La ragione principale che spinge a creare una società o ad aprire un conto in una banca di un paradiso fiscale (visiona qui la mappa del Sole 24 Ore) è la tassazione più conveniente rispetto al proprio paese. E soprattutto la segretezza delle informazioni su beneficiari e oparazioni svolte. Una caratteristica quest'ultima che può essere garantita in tre modi secondo l'Ocse (l'Organizzazione per la cooperazione e lo sviluppo economico).
Devono esserci una legislazione poco trasparente e pratiche amministrative che ostacolino lo scambio di informazioni con le autorità dei paesi stranieri. I "tax heaven" poi non richiedono espressamente alle società estere che ospitano, di dimostrare che la propria attività si svolge nel paese.
I paradisi fiscali sono quasi tutti paesi offshore, ma non è sempre vero(il contrario). Il Fondo monetario internazionale definisce offshore (letteramente oltremare) un paese in cui la maggior parte delle attività finanziarie interessa società straniere. Si tratta di un grosso calderone di cui fanno parte tanti paesi come la Svizzera, Singapore, ma anche Dublino e Londra, dove molte persone benestanti stabiliscono la propria residenza per pagare meno tasse (lo ha fatto Valentino Rossi salvo poi essere pizzicato dal Fisco italiano).
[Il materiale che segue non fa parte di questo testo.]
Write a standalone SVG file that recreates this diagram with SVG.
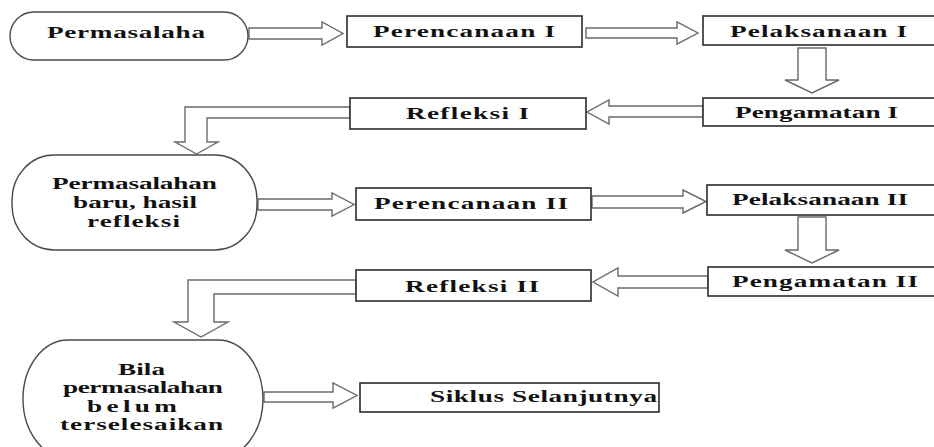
<svg xmlns="http://www.w3.org/2000/svg" width="934" height="447" viewBox="0 0 934 447">
  <style>
    .box { fill: #ffffff; stroke: #2b2b2b; stroke-width: 1.6; }
    .term { fill: #ffffff; stroke: #4a4a4a; stroke-width: 1.4; }
    .arrow { fill: #ffffff; stroke: #6a6a6a; stroke-width: 1.4; stroke-linejoin: miter; }
    .lbl { font-family: "Liberation Serif", "Times New Roman", serif; font-weight: bold; font-size: 17px; fill: #111111; text-anchor: middle; }
  </style>
  <rect width="934" height="447" fill="#ffffff"/>

  <!-- block-arrow connectors -->
  <g id="connectors">
    <path class="arrow" d="M249,28 H322 V22 L343,33.5 L322,45 V39 H249 Z"/>
    <path class="arrow" d="M586,28 H677 V22 L698,33 L677,44 V38 H586 Z"/>
    <path class="arrow" d="M798,48 V80 H785 L812,93 L839,80 H826 V48 Z"/>
    <path class="arrow" d="M703,106 H609 V100 L587,112 L609,124 V117 H703 Z"/>
    <path class="arrow" d="M350,107 H185 V142 H175 L196.5,154 L218,142 H207 V118 H350 Z"/>
    <path class="arrow" d="M258,199 H332 V193 L354,204.5 L332,216 V210 H258 Z"/>
    <path class="arrow" d="M592,196 H683 V190 L706,201.5 L683,213 V208 H592 Z"/>
    <path class="arrow" d="M798,217 V250 H785 L812,263 L839,250 H826 V217 Z"/>
    <path class="arrow" d="M708,276 H618 V268 L593,282 L618,296 V288 H708 Z"/>
    <path class="arrow" d="M356,280 H188 V322 H174 L201,337 L228,322 H214 V294 H356 Z"/>
    <path class="arrow" d="M264,392 H333 V383 L357,395.5 L333,408 V402 H264 Z"/>
  </g>

  <!-- labels are set in wide bold serif: each is stretched 1.6x horizontally -->
  <g id="permasalaha">
    <rect class="term" x="10" y="12" width="238" height="48" rx="24" ry="24"/>
    <text class="lbl" transform="translate(126,38) scale(1.6,1)" textLength="98.75" lengthAdjust="spacing">Permasalaha</text>
  </g>

  <g id="perencanaan-1">
    <rect class="box" x="347" y="16" width="235" height="31"/>
    <text class="lbl" transform="translate(464,37) scale(1.6,1)" textLength="113.75" lengthAdjust="spacing">Perencanaan I</text>
  </g>

  <g id="pelaksanaan-1">
    <rect class="box" x="703" y="16" width="240" height="29"/>
    <text class="lbl" transform="translate(818.5,37) scale(1.6,1)" textLength="110.6" lengthAdjust="spacing">Pelaksanaan I</text>
  </g>

  <g id="pengamatan-1">
    <rect class="box" x="703" y="98" width="240" height="28"/>
    <text class="lbl" transform="translate(816.5,118) scale(1.6,1)" textLength="101.9" lengthAdjust="spacing">Pengamatan I</text>
  </g>

  <g id="refleksi-1">
    <rect class="box" x="350" y="98" width="236" height="31"/>
    <text class="lbl" transform="translate(467.5,119) scale(1.6,1)" textLength="76.9" lengthAdjust="spacing">Refleksi I</text>
  </g>

  <g id="permasalahan-baru">
    <rect class="term" x="12" y="155" width="245" height="95" rx="42" ry="45"/>
    <text class="lbl" transform="translate(134.5,189) scale(1.6,1)" textLength="103.1" lengthAdjust="spacing">Permasalahan</text>
    <text class="lbl" transform="translate(135,208) scale(1.6,1)" textLength="77.5" lengthAdjust="spacing">baru, hasil</text>
    <text class="lbl" transform="translate(133.5,227) scale(1.6,1)" textLength="58.1" lengthAdjust="spacing">refleksi</text>
  </g>

  <g id="perencanaan-2">
    <rect class="box" x="356" y="188" width="235" height="32"/>
    <text class="lbl" transform="translate(471,209) scale(1.6,1)" textLength="121.25" lengthAdjust="spacing">Perencanaan II</text>
  </g>

  <g id="pelaksanaan-2">
    <rect class="box" x="707" y="185" width="236" height="30"/>
    <text class="lbl" transform="translate(820,205) scale(1.6,1)" textLength="110" lengthAdjust="spacing">Pelaksanaan II</text>
  </g>

  <g id="pengamatan-2">
    <rect class="box" x="708" y="267" width="235" height="29"/>
    <text class="lbl" transform="translate(825,287) scale(1.6,1)" textLength="116.25" lengthAdjust="spacing">Pengamatan II</text>
  </g>

  <g id="refleksi-2">
    <rect class="box" x="356" y="270" width="235" height="31"/>
    <text class="lbl" transform="translate(472,292) scale(1.6,1)" textLength="83.75" lengthAdjust="spacing">Refleksi II</text>
  </g>

  <g id="belum-selesai">
    <rect class="term" x="23" y="340" width="240" height="118" rx="45" ry="60"/>
    <text class="lbl" transform="translate(141.5,375) scale(1.6,1)" textLength="29.4" lengthAdjust="spacing">Bila</text>
    <text class="lbl" transform="translate(143,393) scale(1.6,1)" textLength="100" lengthAdjust="spacing">permasalahan</text>
    <text class="lbl" transform="translate(132,412) scale(1.6,1)" textLength="56.25" lengthAdjust="spacing">belum</text>
    <text class="lbl" transform="translate(141.5,430) scale(1.6,1)" textLength="101.9" lengthAdjust="spacing">terselesaikan</text>
  </g>

  <g id="siklus-selanjutnya">
    <rect class="box" x="360" y="383" width="299" height="29"/>
    <text class="lbl" transform="translate(543.5,402) scale(1.6,1)" textLength="141.9" lengthAdjust="spacing">Siklus Selanjutnya</text>
  </g>
</svg>
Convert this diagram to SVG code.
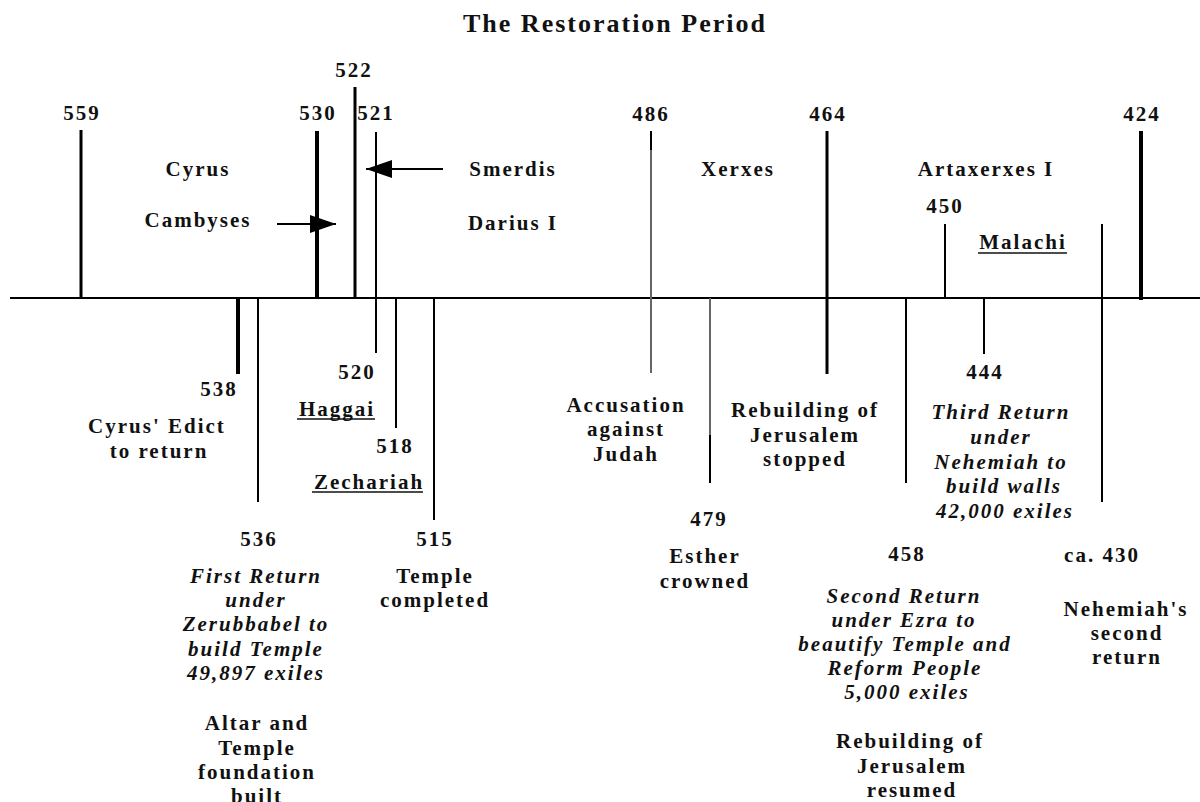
<svg xmlns="http://www.w3.org/2000/svg" width="1200" height="802" viewBox="0 0 1200 802">
<style>
text{font-family:"Liberation Serif","Times New Roman",serif;font-weight:bold;font-size:21px;letter-spacing:2px;fill:#111;text-anchor:middle}
.it{font-style:italic}
.title{font-size:26px}
.ln{stroke:#000;stroke-width:2;fill:none}
.th{stroke-width:3}
.tk{stroke-width:4}
.gr{stroke:#666}
.ul{stroke:#111;stroke-width:1.5}
</style>
<defs>
<marker id="ah" markerUnits="userSpaceOnUse" markerWidth="26" markerHeight="18" refX="26" refY="9" orient="auto">
<path d="M0,0 L26,9 L0,18 z" fill="#000"/>
</marker>
</defs>
<rect width="1200" height="802" fill="#fff"/>
<text class="title" x="615" y="32">The Restoration Period</text>

<g id="connectors">
<line class="ln" x1="10" y1="298" x2="1200" y2="298"/>
<line class="ln th" x1="81" y1="130" x2="81" y2="298"/>
<line class="ln tk" x1="317" y1="131" x2="317" y2="298"/>
<line class="ln th" x1="355" y1="87" x2="355" y2="298"/>
<line class="ln" x1="376" y1="132" x2="376" y2="353"/>
<line class="ln" x1="651" y1="131" x2="651" y2="150"/>
<line class="ln gr" x1="651" y1="150" x2="651" y2="373"/>
<line class="ln th" x1="827" y1="131" x2="827" y2="374"/>
<line class="ln" x1="945" y1="224" x2="945" y2="298"/>
<line class="ln" x1="1102" y1="224" x2="1102" y2="502"/>
<line class="ln tk" x1="1141" y1="131" x2="1141" y2="300"/>
<line class="ln tk" x1="238" y1="298" x2="238" y2="374"/>
<line class="ln" x1="258" y1="298" x2="258" y2="502"/>
<line class="ln" x1="396" y1="298" x2="396" y2="428"/>
<line class="ln" x1="434" y1="298" x2="434" y2="520"/>
<line class="ln gr" x1="710" y1="298" x2="710" y2="435"/>
<line class="ln" x1="710" y1="435" x2="710" y2="483"/>
<line class="ln" x1="906" y1="298" x2="906" y2="483"/>
<line class="ln" x1="984" y1="298" x2="984" y2="354"/>
<line class="ln" x1="443" y1="169" x2="366" y2="169" marker-end="url(#ah)"/>
<line class="ln" x1="277" y1="224" x2="336" y2="224" stroke="#444" marker-end="url(#ah)"/>
</g>

<g id="n559"><text x="82" y="120">559</text></g>
<g id="n530"><text x="318" y="120">530</text></g>
<g id="n522"><text x="354" y="77">522</text></g>
<g id="n521"><text x="376" y="120">521</text></g>
<g id="n486"><text x="651" y="121">486</text></g>
<g id="n464"><text x="828" y="121">464</text></g>
<g id="n424"><text x="1142" y="121">424</text></g>
<g id="cyrus"><text x="198" y="176">Cyrus</text></g>
<g id="cambyses"><text x="198" y="227">Cambyses</text></g>
<g id="smerdis"><text x="513" y="176">Smerdis</text></g>
<g id="darius"><text x="513" y="230">Darius I</text></g>
<g id="xerxes"><text x="738" y="176">Xerxes</text></g>
<g id="artaxerxes"><text x="986" y="176">Artaxerxes I</text></g>
<g id="n450"><text x="945" y="213">450</text></g>
<g id="malachi"><text x="1023" y="249">Malachi</text><line class="ul" x1="978" y1="253" x2="1067" y2="253"/></g>

<g id="n538"><text x="219" y="396">538</text></g>
<g id="edict"><text x="157" y="433">Cyrus' Edict</text><text x="159" y="458">to return</text></g>
<g id="n520"><text x="357" y="379">520</text></g>
<g id="haggai"><text x="337" y="416">Haggai</text><line class="ul" x1="297" y1="419" x2="375" y2="419"/></g>
<g id="n518"><text x="395" y="453">518</text></g>
<g id="zechariah"><text x="369" y="489">Zechariah</text><line class="ul" x1="312" y1="492" x2="423" y2="492"/></g>
<g id="n536"><text x="259" y="546">536</text>
<text class="it" x="256" y="583">First Return</text>
<text class="it" x="256" y="607">under</text>
<text class="it" x="256" y="631">Zerubbabel to</text>
<text class="it" x="256" y="656">build Temple</text>
<text class="it" x="256" y="680">49,897 exiles</text>
<text x="257" y="730">Altar and</text>
<text x="257" y="755">Temple</text>
<text x="257" y="779">foundation</text>
<text x="257" y="803">built</text>
</g>
<g id="n515"><text x="435" y="546">515</text><text x="435" y="583">Temple</text><text x="435" y="607">completed</text></g>
<g id="accusation"><text x="626" y="412">Accusation</text><text x="626" y="436">against</text><text x="626" y="461">Judah</text></g>
<g id="stopped"><text x="805" y="417">Rebuilding of</text><text x="805" y="442">Jerusalem</text><text x="805" y="466">stopped</text></g>
<g id="n479"><text x="709" y="526">479</text><text x="705" y="563">Esther</text><text x="705" y="588">crowned</text></g>
<g id="n444"><text x="985" y="379">444</text>
<text class="it" x="1001" y="419">Third Return</text>
<text class="it" x="1001" y="444">under</text>
<text class="it" x="1001" y="469">Nehemiah to</text>
<text class="it" x="1004" y="493">build walls</text>
<text class="it" x="1005" y="518">42,000 exiles</text>
</g>
<g id="n458"><text x="907" y="561">458</text>
<text class="it" x="904" y="603">Second Return</text>
<text class="it" x="904" y="627">under Ezra to</text>
<text class="it" x="905" y="651">beautify Temple and</text>
<text class="it" x="905" y="675">Reform People</text>
<text class="it" x="907" y="699">5,000 exiles</text>
<text x="910" y="748">Rebuilding of</text>
<text x="912" y="773">Jerusalem</text>
<text x="912" y="797">resumed</text>
</g>
<g id="n430"><text x="1102" y="562">ca. 430</text><text x="1126" y="616">Nehemiah's</text><text x="1127" y="640">second</text><text x="1127" y="664">return</text></g>
</svg>
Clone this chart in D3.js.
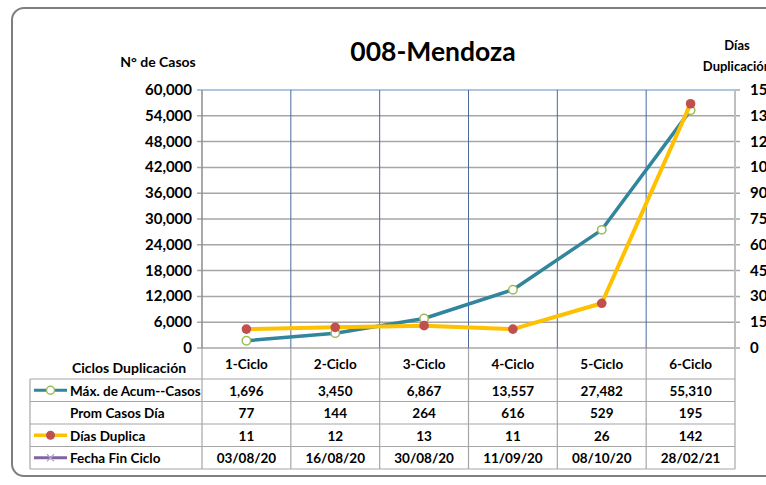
<!DOCTYPE html>
<html>
<head>
<meta charset="utf-8">
<script src="https://cdn.jsdelivr.net/npm/d3@7"></script>
<style>
  body { margin: 0; background: #fff; }
  svg text { font-family: Lato, "Noto Sans", sans-serif; font-weight: bold; fill: #000; }
</style>
</head>
<body>
<script>
// data
var ciclos = ['1-Ciclo', '2-Ciclo', '3-Ciclo', '4-Ciclo', '5-Ciclo', '6-Ciclo'];
var maxAcumCasos = [1696, 3450, 6867, 13557, 27482, 55310];
var promCasosDia = [77, 144, 264, 616, 529, 195];
var diasDuplica = [11, 12, 13, 11, 26, 142];
var fechaFinCiclo = ['03/08/20', '16/08/20', '30/08/20', '11/09/20', '08/10/20', '28/02/21'];
var leftTicks = [0, 6000, 12000, 18000, 24000, 30000, 36000, 42000, 48000, 54000, 60000];
var rightTicks = [0, 15, 30, 45, 60, 75, 90, 105, 120, 135, 150];

var scr = { w: 766, h: 485 };
var plot = { left: 202, right: 735, top: 90, bottom: 348 }; // plot area
var table = { left: 30, top: 379, rowH: 22.5 };

var svg = d3.select('body')
            .append('svg')
            .attr('width', scr.w)
            .attr('height', scr.h);

// outer frame of the chart
svg.append('rect')
   .attr('x', 12).attr('y', 8)
   .attr('width', 790).attr('height', 468)
   .attr('rx', 12).attr('ry', 12)
   .attr('fill', 'none')
   .attr('stroke', '#7f7f7f')
   .attr('stroke-width', 2);

var xScale = d3.scaleBand()
               .domain(ciclos)
               .range([plot.left, plot.right]);

var yLeft = d3.scaleLinear()
              .domain([0, 60000])
              .range([plot.bottom, plot.top]);

var yRight = d3.scaleLinear()
               .domain([0, 150])
               .range([plot.bottom, plot.top]);

// horizontal gridlines
svg.append('g')
   .selectAll('line')
   .data(leftTicks.slice(0, -1))
   .enter()
   .append('line')
   .attr('x1', plot.left - 5).attr('x2', plot.right + 5)
   .attr('y1', function(d){ return yLeft(d); })
   .attr('y2', function(d){ return yLeft(d); })
   .attr('stroke', '#a6a6a6')
   .attr('stroke-width', 1.5);

// top border in light blue
svg.append('line')
   .attr('x1', plot.left - 5).attr('x2', plot.right)
   .attr('y1', plot.top).attr('y2', plot.top)
   .attr('stroke', '#95b3d7').attr('stroke-width', 1.5);
svg.append('line')
   .attr('x1', plot.right).attr('x2', plot.right + 5)
   .attr('y1', plot.top).attr('y2', plot.top)
   .attr('stroke', '#a6a6a6').attr('stroke-width', 1.5);

// vertical category lines (dark blue inside plot)
svg.append('g')
   .selectAll('line')
   .data(ciclos.slice(1))
   .enter()
   .append('line')
   .attr('x1', function(d){ return xScale(d); })
   .attr('x2', function(d){ return xScale(d); })
   .attr('y1', plot.top).attr('y2', plot.bottom)
   .attr('stroke', '#4a6a9b').attr('stroke-width', 1);

// left and right axis lines
svg.append('line')
   .attr('x1', plot.left).attr('x2', plot.left)
   .attr('y1', plot.top).attr('y2', plot.bottom)
   .attr('stroke', '#8c8c8c').attr('stroke-width', 1.5);
svg.append('line')
   .attr('x1', plot.right).attr('x2', plot.right)
   .attr('y1', plot.top).attr('y2', plot.bottom)
   .attr('stroke', '#bfbfbf').attr('stroke-width', 2);

// axis tick labels
svg.append('g')
   .selectAll('text')
   .data(leftTicks)
   .enter()
   .append('text')
   .attr('x', plot.left - 10)
   .attr('y', function(d){ return yLeft(d) + 5; })
   .attr('text-anchor', 'end')
   .style('font-size', '15px')
   .text(function(d){ return d3.format(',')(d); });

svg.append('g')
   .selectAll('text')
   .data(rightTicks)
   .enter()
   .append('text')
   .attr('x', plot.right + 15)
   .attr('y', function(d){ return yRight(d) + 5; })
   .style('font-size', '15px')
   .text(function(d){ return d; });

// titles
svg.append('text')
   .attr('x', 433).attr('y', 61)
   .attr('text-anchor', 'middle')
   .style('font-size', '26.5px')
   .text('008-Mendoza');

svg.append('text')
   .attr('x', 158).attr('y', 67)
   .attr('text-anchor', 'middle')
   .style('font-size', '14px')
   .text('N° de Casos');

svg.append('text')
   .attr('x', 737).attr('y', 50)
   .attr('text-anchor', 'middle')
   .style('font-size', '13px')
   .text('Días');
svg.append('text')
   .attr('x', 737).attr('y', 71)
   .attr('text-anchor', 'middle')
   .style('font-size', '13px')
   .text('Duplicación');

// data table
var rows = [
  { label: 'Máx. de Acum--Casos', values: maxAcumCasos.map(d3.format(',')) },
  { label: 'Prom Casos Día', values: promCasosDia.map(String) },
  { label: 'Días Duplica', values: diasDuplica.map(String) },
  { label: 'Fecha Fin Ciclo', values: fechaFinCiclo }
];
var tableBottom = table.top + rows.length * table.rowH;

// vertical lines through header row and table
var colEdges = [plot.left].concat(ciclos.map(function(d){ return xScale(d) + xScale.bandwidth(); }));
svg.append('g')
   .selectAll('line')
   .data(colEdges)
   .enter()
   .append('line')
   .attr('x1', function(d){ return d; })
   .attr('x2', function(d){ return d; })
   .attr('y1', plot.bottom)
   .attr('y2', tableBottom)
   .attr('stroke', '#a6a6a6').attr('stroke-width', 1.2);

svg.append('line')
   .attr('x1', table.left).attr('x2', table.left)
   .attr('y1', table.top).attr('y2', tableBottom)
   .attr('stroke', '#a6a6a6').attr('stroke-width', 1.2);

svg.append('g')
   .selectAll('line')
   .data(d3.range(rows.length + 1))
   .enter()
   .append('line')
   .attr('x1', table.left).attr('x2', plot.right)
   .attr('y1', function(i){ return table.top + i * table.rowH; })
   .attr('y2', function(i){ return table.top + i * table.rowH; })
   .attr('stroke', '#a6a6a6').attr('stroke-width', 1.2);

// header row
svg.append('text')
   .attr('x', 129).attr('y', 373)
   .attr('text-anchor', 'middle')
   .style('font-size', '14px')
   .text('Ciclos Duplicación');

svg.append('g')
   .selectAll('text')
   .data(ciclos)
   .enter()
   .append('text')
   .attr('x', function(d){ return xScale(d) + xScale.bandwidth() / 2; })
   .attr('y', 369)
   .attr('text-anchor', 'middle')
   .style('font-size', '13.5px')
   .text(function(d){ return d; });

var rowG = svg.selectAll('g.row')
              .data(rows)
              .enter()
              .append('g')
              .classed('row', true)
              .attr('transform', function(d, i){ return 'translate(0,' + (table.top + i * table.rowH) + ')'; });

rowG.append('text')
    .attr('x', 70)
    .attr('y', 16.5)
    .style('font-size', '13.5px')
    .text(function(d){ return d.label; });

rowG.selectAll('text.val')
    .data(function(d){ return d.values; })
    .enter()
    .append('text')
    .classed('val', true)
    .attr('x', function(d, i){ return xScale(ciclos[i]) + xScale.bandwidth() / 2; })
    .attr('y', 16.5)
    .attr('text-anchor', 'middle')
    .style('font-size', '13.5px')
    .text(function(d){ return d; });

// legend keys in the table
var keyY = function(i){ return table.top + i * table.rowH + table.rowH / 2; };
svg.append('line')
   .attr('x1', 34).attr('x2', 67).attr('y1', keyY(0)).attr('y2', keyY(0))
   .attr('stroke', '#31859c').attr('stroke-width', 3);
svg.append('circle')
   .attr('cx', 50.5).attr('cy', keyY(0)).attr('r', 4)
   .attr('fill', '#fff').attr('stroke', '#9bbb59').attr('stroke-width', 1.5);
svg.append('line')
   .attr('x1', 34).attr('x2', 67).attr('y1', keyY(2)).attr('y2', keyY(2))
   .attr('stroke', '#ffc000').attr('stroke-width', 3.5);
svg.append('circle')
   .attr('cx', 50.5).attr('cy', keyY(2)).attr('r', 4.5)
   .attr('fill', '#c0504d');
svg.append('line')
   .attr('x1', 34).attr('x2', 67).attr('y1', keyY(3)).attr('y2', keyY(3))
   .attr('stroke', '#8064a2').attr('stroke-width', 3);
svg.append('path')
   .attr('d', 'M47,' + (keyY(3) - 3.5) + 'l7,7M47,' + (keyY(3) + 3.5) + 'l7,-7')
   .attr('stroke', '#b3a2c7').attr('stroke-width', 1.2);

// series lines
var cx = function(d, i){ return xScale(ciclos[i]) + xScale.bandwidth() / 2; };

var casosLine = d3.line()
                  .x(cx)
                  .y(function(d){ return yLeft(d); });
var diasLine = d3.line()
                 .x(cx)
                 .y(function(d){ return yRight(d); });

svg.append('path')
   .datum(maxAcumCasos)
   .attr('d', casosLine)
   .attr('fill', 'none')
   .attr('stroke', '#31859c')
   .attr('stroke-width', 3.5)
   .attr('stroke-linejoin', 'round');

svg.append('g')
   .selectAll('circle')
   .data(maxAcumCasos)
   .enter()
   .append('circle')
   .attr('cx', cx)
   .attr('cy', function(d){ return yLeft(d); })
   .attr('r', 4.2)
   .attr('fill', '#fff')
   .attr('stroke', '#9bbb59')
   .attr('stroke-width', 1.5);

svg.append('path')
   .datum(diasDuplica)
   .attr('d', diasLine)
   .attr('fill', 'none')
   .attr('stroke', '#ffc000')
   .attr('stroke-width', 4)
   .attr('stroke-linejoin', 'round');

svg.append('g')
   .selectAll('circle')
   .data(diasDuplica)
   .enter()
   .append('circle')
   .attr('cx', cx)
   .attr('cy', function(d){ return yRight(d); })
   .attr('r', 4.8)
   .attr('fill', '#c0504d');
</script>
</body>
</html>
La lotta ai paradisi fiscali ha subìto un'accelerazione negli ultimi anni per effetto della crisi che ha svuotato le casse dei grandi paesi occidentali, costretti a varare colossali piani di stimolo all'economia e miliardari salvataggi bancari. Il passo più importante è stato fatto al G 20 di Londra del 2009, nel corso del quale è stato dato un forte incarico all'Ocse.
Il 2 aprile dell'anno scorso l'organizzazione ha pubblicato una black list, dei paesi non collaborativi sul fronte dello scambio di informazioni di cui facevano parte Costa Rica Malesia, Filippine e Uruguay. Un gruppo molto più ampio di paesi, che comprendeva Svizzera, Austria e Belgio invece era stato inserito nella cosiddetta lista grigia. Di questa facevano parte quei paesi che, pur essendosi impegnati ufficialmente ad adeguarsi agli standard internazionali di trasparenza, non avevano ancora messo in pratica misure concrete.
Diversi paesi di questa lista grigia, complice la pressione internazionale, hanno modificato la propria legislazione (la Svizzera ha rivisto le sue norme sul segreto bancario) oppure hanno siglato diversi accordi bilaterali per lo scambio di informazioni. Così nel giro di un paio di anni la lista nera è scomparsa e quella grigia si è svuotata. La pattuglia degli osservati speciali si è ridotta a Belize, Liberia, Monserrat, Nauru, Niue, Panama, Vanatu, Costa Rica, Guatemala e Uruguay.